Starting at the line that contains "Output the Python" and stopping at the line that contains "yscale = alt.Scale(domain=[0, 80], nice=False)", return those lines exactly and nothing else. Both end lines count; pictures do not.
===============
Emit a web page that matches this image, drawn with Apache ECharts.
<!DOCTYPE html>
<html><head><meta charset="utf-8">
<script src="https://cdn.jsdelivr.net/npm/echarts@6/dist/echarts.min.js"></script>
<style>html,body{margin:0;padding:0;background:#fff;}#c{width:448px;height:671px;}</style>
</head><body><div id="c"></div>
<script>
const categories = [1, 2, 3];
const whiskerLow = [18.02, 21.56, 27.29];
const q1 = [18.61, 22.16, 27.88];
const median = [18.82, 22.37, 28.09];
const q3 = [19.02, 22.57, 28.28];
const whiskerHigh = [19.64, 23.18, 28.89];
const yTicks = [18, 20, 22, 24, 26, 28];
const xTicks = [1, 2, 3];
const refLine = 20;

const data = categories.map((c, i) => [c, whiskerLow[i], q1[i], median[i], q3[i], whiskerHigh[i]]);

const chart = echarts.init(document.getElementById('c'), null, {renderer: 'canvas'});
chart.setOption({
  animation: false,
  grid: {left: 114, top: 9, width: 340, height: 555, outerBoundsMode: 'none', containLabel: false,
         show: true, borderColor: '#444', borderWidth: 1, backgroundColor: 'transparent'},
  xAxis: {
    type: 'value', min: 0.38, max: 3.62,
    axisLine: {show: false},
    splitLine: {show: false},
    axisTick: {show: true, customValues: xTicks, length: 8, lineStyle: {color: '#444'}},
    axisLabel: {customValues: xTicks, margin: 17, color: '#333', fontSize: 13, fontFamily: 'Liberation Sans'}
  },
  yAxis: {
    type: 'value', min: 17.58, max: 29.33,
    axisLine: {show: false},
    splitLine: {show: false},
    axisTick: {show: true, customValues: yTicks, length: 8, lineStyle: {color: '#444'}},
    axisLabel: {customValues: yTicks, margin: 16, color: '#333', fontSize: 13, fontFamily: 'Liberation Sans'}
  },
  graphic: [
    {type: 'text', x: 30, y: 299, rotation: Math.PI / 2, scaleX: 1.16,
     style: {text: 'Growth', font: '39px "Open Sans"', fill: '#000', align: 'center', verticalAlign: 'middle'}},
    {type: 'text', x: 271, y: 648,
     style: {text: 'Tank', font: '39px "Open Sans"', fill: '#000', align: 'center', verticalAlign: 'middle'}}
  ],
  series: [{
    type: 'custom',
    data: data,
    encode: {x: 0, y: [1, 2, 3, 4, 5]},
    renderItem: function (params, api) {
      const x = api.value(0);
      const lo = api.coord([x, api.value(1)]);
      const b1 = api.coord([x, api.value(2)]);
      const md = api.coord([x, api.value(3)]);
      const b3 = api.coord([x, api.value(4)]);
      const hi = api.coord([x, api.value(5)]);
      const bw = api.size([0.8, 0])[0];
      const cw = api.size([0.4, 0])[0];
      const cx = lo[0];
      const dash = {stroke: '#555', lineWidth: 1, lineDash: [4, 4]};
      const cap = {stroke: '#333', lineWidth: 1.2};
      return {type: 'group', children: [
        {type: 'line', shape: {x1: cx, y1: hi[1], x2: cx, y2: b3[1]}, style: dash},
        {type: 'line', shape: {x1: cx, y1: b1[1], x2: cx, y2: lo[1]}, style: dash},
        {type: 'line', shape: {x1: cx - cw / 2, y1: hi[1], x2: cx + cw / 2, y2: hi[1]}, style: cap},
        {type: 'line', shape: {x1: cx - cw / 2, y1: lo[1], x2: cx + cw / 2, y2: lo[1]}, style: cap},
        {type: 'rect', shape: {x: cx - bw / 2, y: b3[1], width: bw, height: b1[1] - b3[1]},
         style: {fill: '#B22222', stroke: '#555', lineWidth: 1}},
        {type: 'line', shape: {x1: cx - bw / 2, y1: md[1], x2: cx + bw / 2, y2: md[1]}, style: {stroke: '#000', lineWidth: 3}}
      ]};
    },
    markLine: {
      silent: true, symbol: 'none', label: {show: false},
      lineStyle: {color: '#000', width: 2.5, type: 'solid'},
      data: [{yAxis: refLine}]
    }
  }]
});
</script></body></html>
===============
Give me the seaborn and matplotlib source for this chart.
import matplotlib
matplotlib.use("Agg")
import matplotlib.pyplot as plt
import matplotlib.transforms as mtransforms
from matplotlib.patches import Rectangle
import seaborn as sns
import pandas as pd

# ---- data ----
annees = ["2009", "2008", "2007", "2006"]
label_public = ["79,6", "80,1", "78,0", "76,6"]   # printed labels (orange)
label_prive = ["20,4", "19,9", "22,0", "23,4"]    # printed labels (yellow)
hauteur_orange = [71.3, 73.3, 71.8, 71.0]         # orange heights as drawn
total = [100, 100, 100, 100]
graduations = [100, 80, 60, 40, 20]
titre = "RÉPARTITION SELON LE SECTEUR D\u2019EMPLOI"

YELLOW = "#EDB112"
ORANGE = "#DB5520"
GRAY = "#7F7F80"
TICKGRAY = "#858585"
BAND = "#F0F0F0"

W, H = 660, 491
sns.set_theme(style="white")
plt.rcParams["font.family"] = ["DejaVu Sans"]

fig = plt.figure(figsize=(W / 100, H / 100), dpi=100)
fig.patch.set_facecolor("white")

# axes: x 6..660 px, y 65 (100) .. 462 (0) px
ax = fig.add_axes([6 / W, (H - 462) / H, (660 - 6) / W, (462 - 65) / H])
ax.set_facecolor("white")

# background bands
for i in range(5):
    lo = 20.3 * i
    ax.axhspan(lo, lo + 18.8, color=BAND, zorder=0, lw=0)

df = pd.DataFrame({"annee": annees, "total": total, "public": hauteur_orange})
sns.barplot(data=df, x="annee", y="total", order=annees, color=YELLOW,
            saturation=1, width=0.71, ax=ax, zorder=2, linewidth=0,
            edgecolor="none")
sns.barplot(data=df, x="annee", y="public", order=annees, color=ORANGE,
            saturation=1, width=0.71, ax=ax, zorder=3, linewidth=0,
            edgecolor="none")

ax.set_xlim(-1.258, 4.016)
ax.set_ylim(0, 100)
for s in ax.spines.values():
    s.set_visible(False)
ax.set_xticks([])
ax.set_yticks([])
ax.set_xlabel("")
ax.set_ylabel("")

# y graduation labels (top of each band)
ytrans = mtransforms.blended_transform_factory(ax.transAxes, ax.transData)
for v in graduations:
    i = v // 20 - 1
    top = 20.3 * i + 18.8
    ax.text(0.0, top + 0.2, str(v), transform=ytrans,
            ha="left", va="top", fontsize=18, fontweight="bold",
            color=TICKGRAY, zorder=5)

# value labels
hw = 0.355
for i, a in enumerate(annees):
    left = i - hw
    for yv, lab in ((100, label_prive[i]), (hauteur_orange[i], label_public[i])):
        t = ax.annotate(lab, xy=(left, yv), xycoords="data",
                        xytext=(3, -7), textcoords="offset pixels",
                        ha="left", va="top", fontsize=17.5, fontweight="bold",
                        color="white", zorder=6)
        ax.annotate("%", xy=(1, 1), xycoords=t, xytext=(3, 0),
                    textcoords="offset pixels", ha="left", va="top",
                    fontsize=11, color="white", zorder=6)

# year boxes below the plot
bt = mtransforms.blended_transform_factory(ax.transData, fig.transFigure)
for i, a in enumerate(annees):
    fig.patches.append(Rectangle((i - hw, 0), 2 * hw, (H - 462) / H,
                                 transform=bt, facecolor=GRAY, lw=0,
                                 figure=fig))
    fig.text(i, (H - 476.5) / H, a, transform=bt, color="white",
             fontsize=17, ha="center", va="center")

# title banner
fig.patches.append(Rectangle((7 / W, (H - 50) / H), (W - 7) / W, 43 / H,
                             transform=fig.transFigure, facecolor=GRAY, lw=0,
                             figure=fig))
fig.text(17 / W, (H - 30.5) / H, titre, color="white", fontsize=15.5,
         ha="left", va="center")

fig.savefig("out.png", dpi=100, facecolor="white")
===============
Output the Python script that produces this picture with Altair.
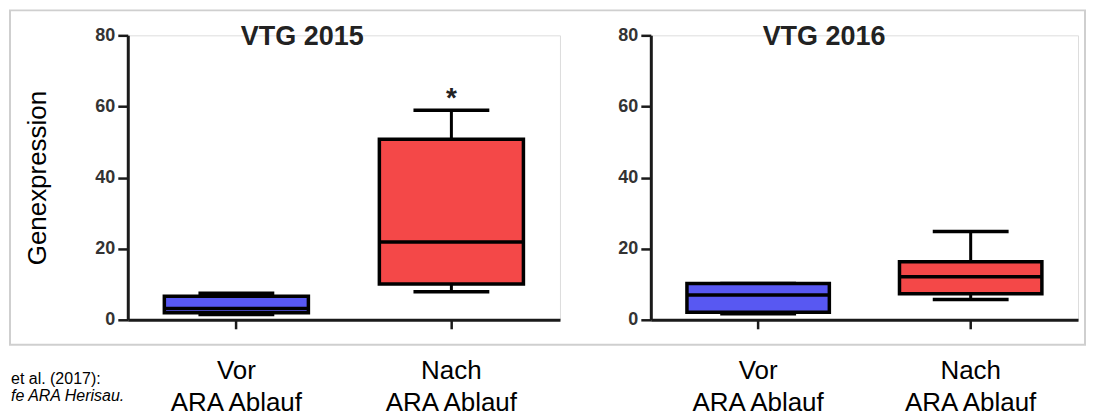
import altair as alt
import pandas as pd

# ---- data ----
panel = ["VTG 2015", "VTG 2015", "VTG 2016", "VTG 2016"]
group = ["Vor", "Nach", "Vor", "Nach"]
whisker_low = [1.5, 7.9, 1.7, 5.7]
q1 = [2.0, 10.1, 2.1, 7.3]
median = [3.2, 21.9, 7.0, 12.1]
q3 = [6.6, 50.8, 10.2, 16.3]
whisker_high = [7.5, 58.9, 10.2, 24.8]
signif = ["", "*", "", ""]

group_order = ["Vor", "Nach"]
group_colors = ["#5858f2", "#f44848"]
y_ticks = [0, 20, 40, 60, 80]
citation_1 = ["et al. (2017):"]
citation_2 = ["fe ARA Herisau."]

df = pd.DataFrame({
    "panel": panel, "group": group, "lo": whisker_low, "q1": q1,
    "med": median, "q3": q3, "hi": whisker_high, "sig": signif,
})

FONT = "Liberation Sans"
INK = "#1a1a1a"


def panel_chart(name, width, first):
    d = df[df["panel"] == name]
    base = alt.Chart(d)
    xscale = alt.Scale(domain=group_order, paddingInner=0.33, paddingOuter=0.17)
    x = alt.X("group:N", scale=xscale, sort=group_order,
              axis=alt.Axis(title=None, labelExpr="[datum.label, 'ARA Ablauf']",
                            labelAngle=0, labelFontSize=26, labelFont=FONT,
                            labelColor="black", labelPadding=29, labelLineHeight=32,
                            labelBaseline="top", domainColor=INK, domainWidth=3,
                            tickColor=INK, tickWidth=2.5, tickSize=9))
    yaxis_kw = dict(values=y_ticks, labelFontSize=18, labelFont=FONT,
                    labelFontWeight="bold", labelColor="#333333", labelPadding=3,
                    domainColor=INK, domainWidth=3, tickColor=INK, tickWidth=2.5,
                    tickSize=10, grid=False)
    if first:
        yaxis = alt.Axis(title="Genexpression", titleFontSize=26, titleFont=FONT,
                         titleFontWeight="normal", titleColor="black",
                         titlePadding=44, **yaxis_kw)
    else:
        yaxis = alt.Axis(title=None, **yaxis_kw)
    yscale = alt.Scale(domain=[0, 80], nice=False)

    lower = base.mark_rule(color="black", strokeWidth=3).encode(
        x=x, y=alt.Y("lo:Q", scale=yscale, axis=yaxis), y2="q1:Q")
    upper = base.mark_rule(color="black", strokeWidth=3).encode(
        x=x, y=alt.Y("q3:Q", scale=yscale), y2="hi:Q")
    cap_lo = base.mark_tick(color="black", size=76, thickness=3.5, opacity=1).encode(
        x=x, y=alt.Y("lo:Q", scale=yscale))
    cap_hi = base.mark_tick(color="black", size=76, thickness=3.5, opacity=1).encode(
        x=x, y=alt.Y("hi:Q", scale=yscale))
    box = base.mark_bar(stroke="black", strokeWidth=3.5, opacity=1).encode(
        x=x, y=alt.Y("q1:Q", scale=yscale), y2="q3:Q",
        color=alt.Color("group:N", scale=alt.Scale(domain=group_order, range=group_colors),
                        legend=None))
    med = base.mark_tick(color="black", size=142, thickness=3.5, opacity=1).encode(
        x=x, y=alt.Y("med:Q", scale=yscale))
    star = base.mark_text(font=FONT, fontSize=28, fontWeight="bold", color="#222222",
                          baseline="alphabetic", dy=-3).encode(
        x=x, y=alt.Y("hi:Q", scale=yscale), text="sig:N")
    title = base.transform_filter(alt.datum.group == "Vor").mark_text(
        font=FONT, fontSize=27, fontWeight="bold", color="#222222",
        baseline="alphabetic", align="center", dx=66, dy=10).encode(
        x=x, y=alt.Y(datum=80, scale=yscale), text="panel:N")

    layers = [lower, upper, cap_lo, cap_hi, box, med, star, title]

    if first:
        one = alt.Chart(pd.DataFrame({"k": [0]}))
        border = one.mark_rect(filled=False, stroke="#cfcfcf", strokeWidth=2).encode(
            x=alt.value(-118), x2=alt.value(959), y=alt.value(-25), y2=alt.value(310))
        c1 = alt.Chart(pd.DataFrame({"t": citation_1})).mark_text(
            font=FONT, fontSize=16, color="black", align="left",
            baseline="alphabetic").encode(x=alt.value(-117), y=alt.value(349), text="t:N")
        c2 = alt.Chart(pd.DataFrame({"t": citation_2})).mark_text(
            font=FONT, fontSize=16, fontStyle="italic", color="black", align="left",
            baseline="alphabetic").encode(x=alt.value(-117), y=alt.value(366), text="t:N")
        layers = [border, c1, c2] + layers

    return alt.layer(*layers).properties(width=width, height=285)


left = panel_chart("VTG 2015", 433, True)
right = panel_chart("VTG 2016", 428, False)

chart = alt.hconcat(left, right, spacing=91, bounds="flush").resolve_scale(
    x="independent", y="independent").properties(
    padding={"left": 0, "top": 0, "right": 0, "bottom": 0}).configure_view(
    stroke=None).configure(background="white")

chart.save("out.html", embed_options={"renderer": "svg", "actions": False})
===============
CORRECT ANSWER
Output the Python script that produces this picture with Altair.
import altair as alt
import pandas as pd

# ---- data ----
panel = ["VTG 2015", "VTG 2015", "VTG 2016", "VTG 2016"]
group = ["Vor", "Nach", "Vor", "Nach"]
whisker_low = [1.5, 7.9, 1.7, 5.7]
q1 = [2.0, 10.1, 2.1, 7.3]
median = [3.2, 21.9, 7.0, 12.1]
q3 = [6.6, 50.8, 10.2, 16.3]
whisker_high = [7.5, 58.9, 10.2, 24.8]
signif = ["", "*", "", ""]

group_order = ["Vor", "Nach"]
group_colors = ["#5858f2", "#f44848"]
y_ticks = [0, 20, 40, 60, 80]
citation_1 = ["et al. (2017):"]
citation_2 = ["fe ARA Herisau."]

df = pd.DataFrame({
    "panel": panel, "group": group, "lo": whisker_low, "q1": q1,
    "med": median, "q3": q3, "hi": whisker_high, "sig": signif,
})

FONT = "Liberation Sans"
INK = "#1a1a1a"


def panel_chart(name, width, first):
    d = df[df["panel"] == name]
    base = alt.Chart(d)
    xscale = alt.Scale(domain=group_order, paddingInner=0.33, paddingOuter=0.17)
    x = alt.X("group:N", scale=xscale, sort=group_order,
              axis=alt.Axis(title=None, labelExpr="[datum.label, 'ARA Ablauf']",
                            labelAngle=0, labelFontSize=26, labelFont=FONT,
                            labelColor="black", labelPadding=29, labelLineHeight=32,
                            labelBaseline="top", domainColor=INK, domainWidth=3,
                            tickColor=INK, tickWidth=2.5, tickSize=9))
    yaxis_kw = dict(values=y_ticks, labelFontSize=18, labelFont=FONT,
                    labelFontWeight="bold", labelColor="#333333", labelPadding=3,
                    domainColor=INK, domainWidth=3, tickColor=INK, tickWidth=2.5,
                    tickSize=10, grid=False)
    if first:
        yaxis = alt.Axis(title="Genexpression", titleFontSize=26, titleFont=FONT,
                         titleFontWeight="normal", titleColor="black",
                         titlePadding=44, **yaxis_kw)
    else:
        yaxis = alt.Axis(title=None, **yaxis_kw)
    yscale = alt.Scale(domain=[0, 80], nice=False)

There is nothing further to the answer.